Work instructions -> Return the lines that follow, exactly as they appear, from the first through the one containing "Chart.register(...registerables);"; no pictures are to be included.

Data excerpt ->
++++++++
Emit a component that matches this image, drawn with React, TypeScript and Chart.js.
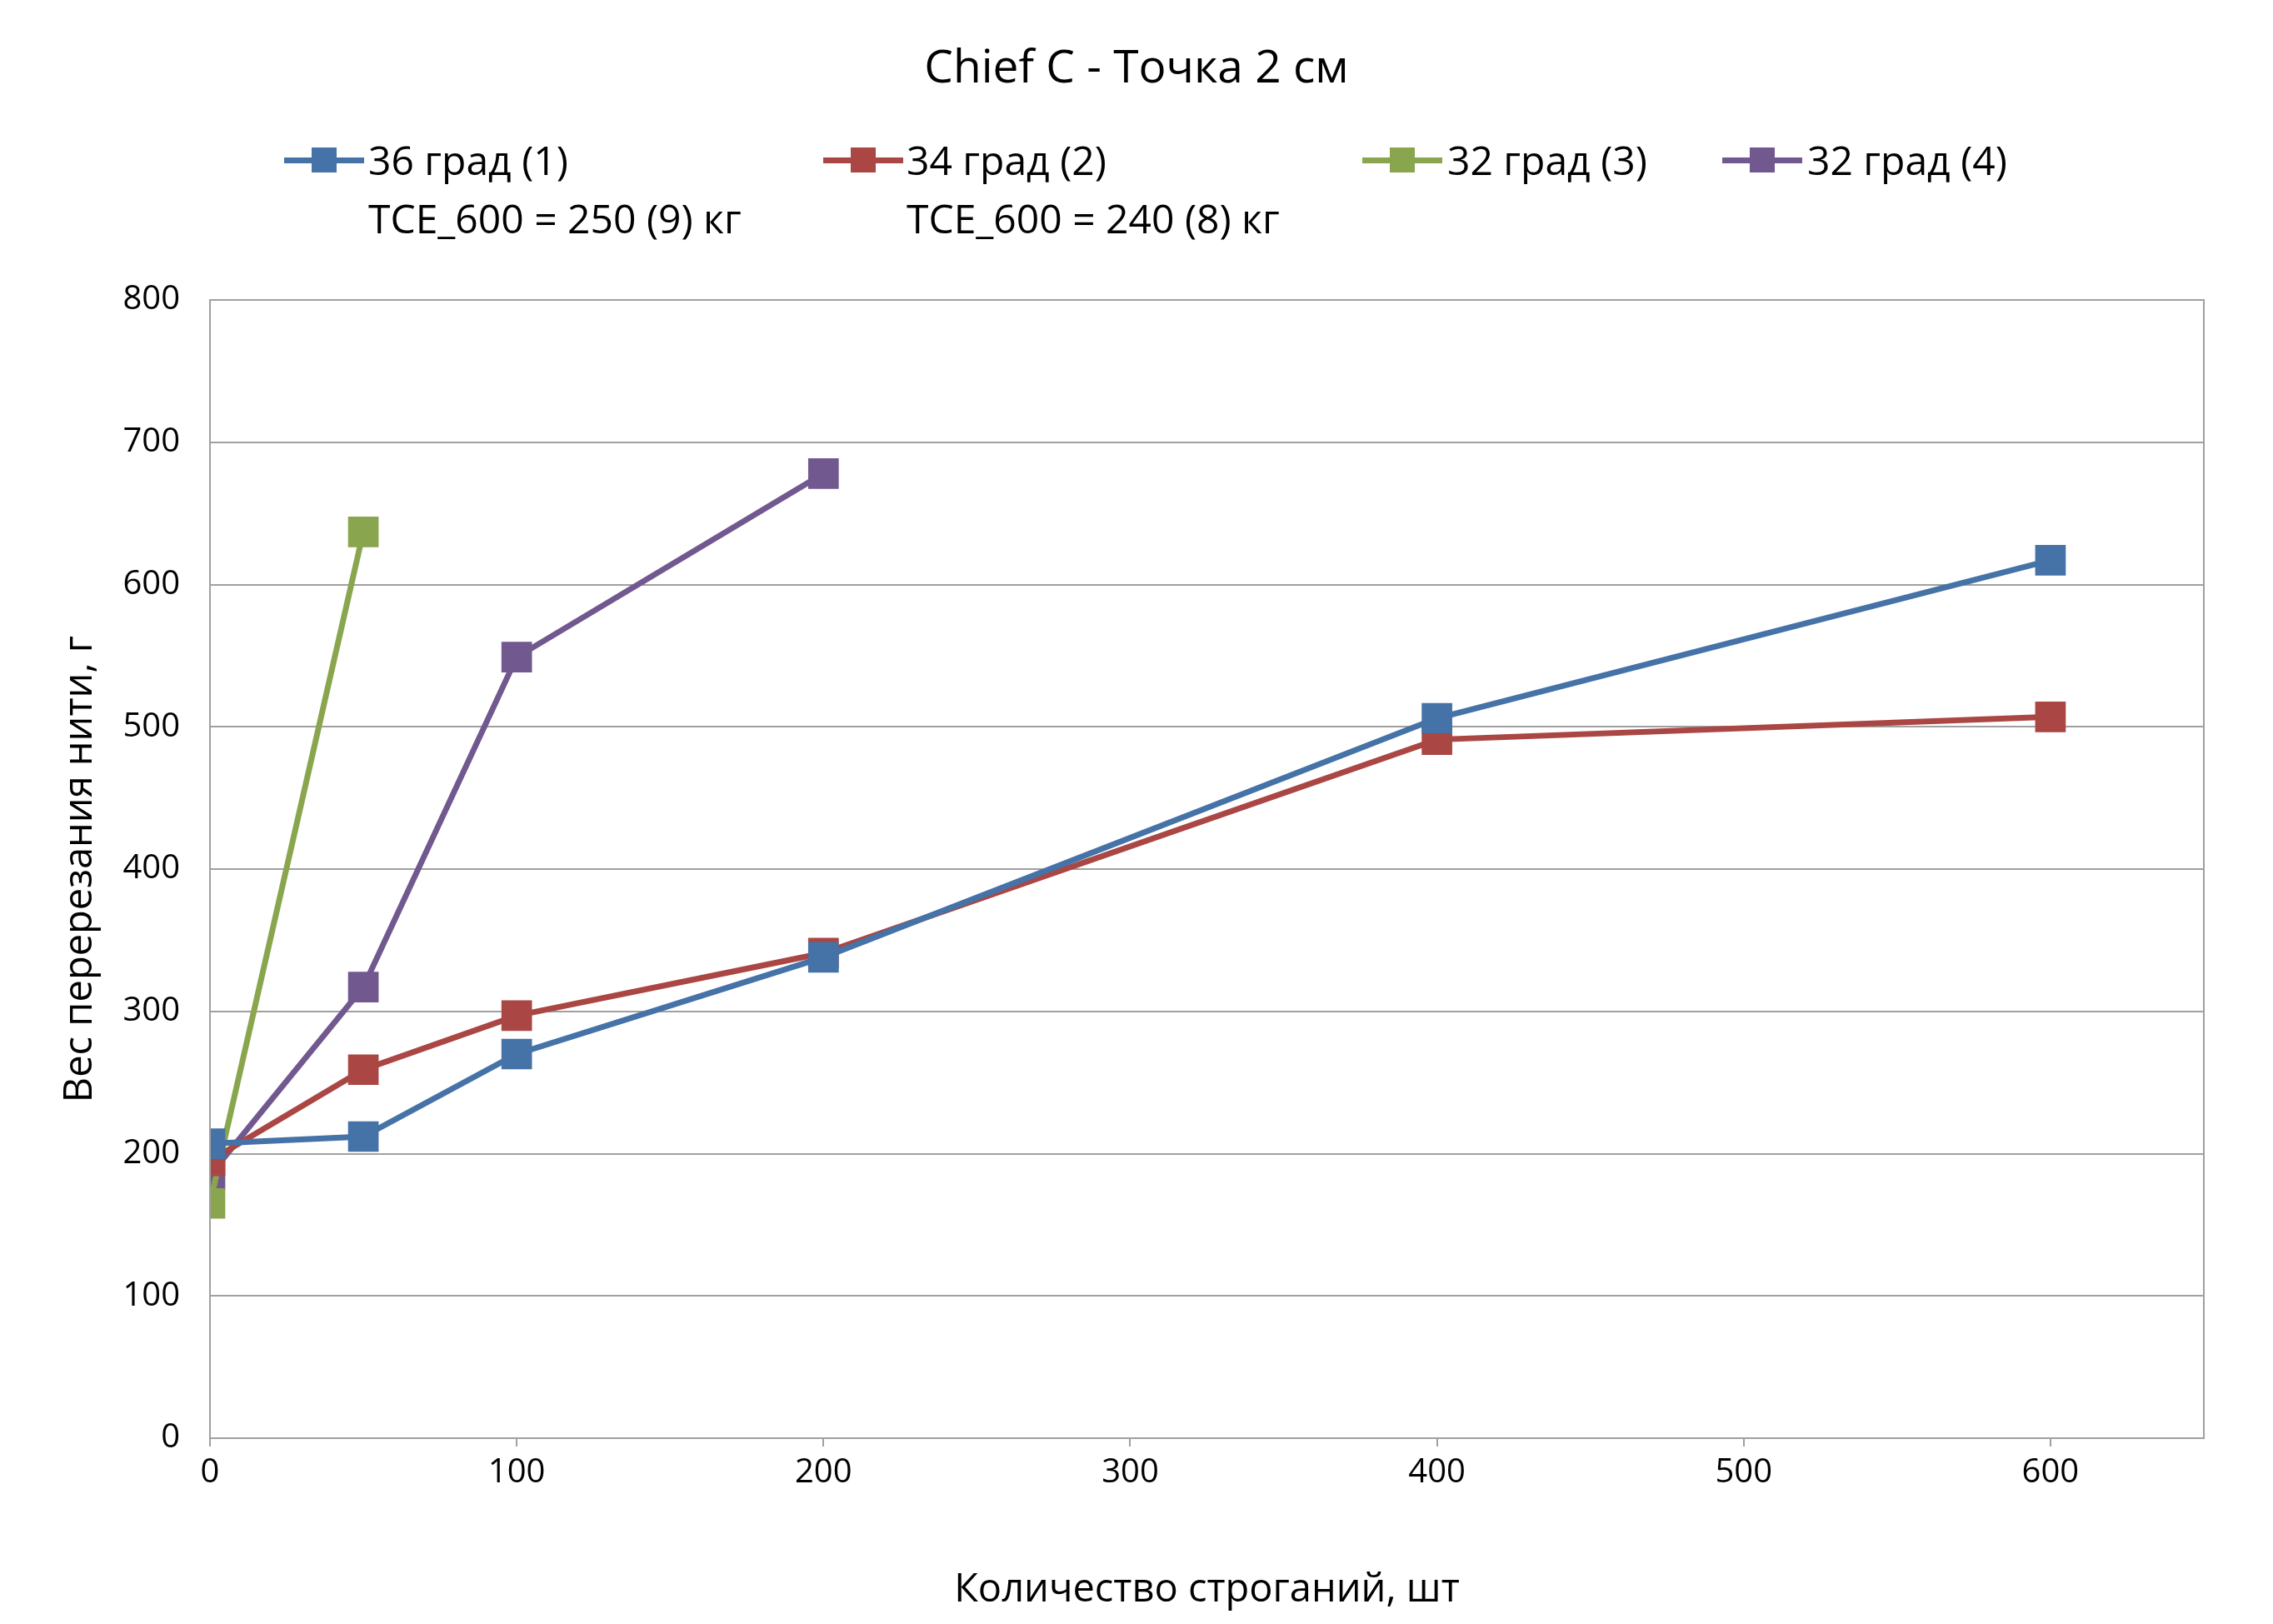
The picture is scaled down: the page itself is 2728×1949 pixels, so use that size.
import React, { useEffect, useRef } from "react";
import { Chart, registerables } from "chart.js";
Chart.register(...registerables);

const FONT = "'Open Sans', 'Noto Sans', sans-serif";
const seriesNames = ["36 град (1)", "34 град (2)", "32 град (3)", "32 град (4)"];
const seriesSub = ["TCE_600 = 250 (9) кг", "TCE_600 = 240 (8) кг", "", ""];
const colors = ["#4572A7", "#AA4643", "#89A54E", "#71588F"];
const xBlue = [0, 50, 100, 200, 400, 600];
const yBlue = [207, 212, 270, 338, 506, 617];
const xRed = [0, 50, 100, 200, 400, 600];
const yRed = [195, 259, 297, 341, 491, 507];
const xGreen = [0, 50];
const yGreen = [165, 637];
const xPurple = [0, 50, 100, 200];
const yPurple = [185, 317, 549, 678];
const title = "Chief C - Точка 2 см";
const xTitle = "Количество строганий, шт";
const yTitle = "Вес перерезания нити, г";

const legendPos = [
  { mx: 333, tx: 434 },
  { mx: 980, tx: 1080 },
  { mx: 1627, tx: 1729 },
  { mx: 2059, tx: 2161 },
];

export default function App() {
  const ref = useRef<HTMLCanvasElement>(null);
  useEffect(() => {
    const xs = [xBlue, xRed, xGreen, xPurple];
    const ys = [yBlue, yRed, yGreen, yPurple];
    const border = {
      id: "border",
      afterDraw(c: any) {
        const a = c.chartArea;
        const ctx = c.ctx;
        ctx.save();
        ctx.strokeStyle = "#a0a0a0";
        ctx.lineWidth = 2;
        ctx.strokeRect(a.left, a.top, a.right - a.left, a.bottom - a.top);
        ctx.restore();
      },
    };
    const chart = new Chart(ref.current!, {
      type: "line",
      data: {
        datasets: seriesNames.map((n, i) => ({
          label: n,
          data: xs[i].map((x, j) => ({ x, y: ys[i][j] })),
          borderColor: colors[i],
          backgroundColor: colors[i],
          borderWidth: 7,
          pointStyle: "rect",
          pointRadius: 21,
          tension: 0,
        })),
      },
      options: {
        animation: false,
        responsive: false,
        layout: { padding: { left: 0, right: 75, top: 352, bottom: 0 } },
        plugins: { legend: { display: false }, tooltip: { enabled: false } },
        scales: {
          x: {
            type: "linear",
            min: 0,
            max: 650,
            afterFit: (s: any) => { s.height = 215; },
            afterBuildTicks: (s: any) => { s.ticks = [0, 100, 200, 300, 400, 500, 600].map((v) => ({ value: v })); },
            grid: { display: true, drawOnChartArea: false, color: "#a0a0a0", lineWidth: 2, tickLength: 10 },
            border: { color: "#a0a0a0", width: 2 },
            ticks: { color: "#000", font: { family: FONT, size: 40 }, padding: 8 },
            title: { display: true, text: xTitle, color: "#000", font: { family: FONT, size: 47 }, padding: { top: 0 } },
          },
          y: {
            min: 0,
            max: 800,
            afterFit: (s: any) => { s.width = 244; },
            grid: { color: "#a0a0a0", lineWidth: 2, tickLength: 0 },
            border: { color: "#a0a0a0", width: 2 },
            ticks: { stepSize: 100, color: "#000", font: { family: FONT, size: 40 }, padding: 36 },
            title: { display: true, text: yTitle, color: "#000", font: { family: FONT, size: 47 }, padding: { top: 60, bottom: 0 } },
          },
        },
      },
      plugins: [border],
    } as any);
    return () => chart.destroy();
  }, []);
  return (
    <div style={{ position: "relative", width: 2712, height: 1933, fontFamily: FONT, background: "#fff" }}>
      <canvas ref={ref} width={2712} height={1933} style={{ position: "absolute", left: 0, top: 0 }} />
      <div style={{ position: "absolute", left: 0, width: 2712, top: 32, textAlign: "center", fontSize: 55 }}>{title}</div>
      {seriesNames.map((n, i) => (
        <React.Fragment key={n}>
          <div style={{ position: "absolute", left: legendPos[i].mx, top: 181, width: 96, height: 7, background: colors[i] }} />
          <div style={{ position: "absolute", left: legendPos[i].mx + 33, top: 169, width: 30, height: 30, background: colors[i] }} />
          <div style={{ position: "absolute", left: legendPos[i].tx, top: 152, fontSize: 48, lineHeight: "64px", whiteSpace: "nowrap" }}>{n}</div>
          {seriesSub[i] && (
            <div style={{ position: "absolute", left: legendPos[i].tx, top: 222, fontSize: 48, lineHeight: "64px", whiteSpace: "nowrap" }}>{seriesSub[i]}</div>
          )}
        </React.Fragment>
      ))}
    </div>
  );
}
++++++++
Result of this exercise ->
Emit a component that matches this image, drawn with React, TypeScript and Chart.js.
The picture is scaled down: the page itself is 2728×1949 pixels, so use that size.
import React, { useEffect, useRef } from "react";
import { Chart, registerables } from "chart.js";
Chart.register(...registerables);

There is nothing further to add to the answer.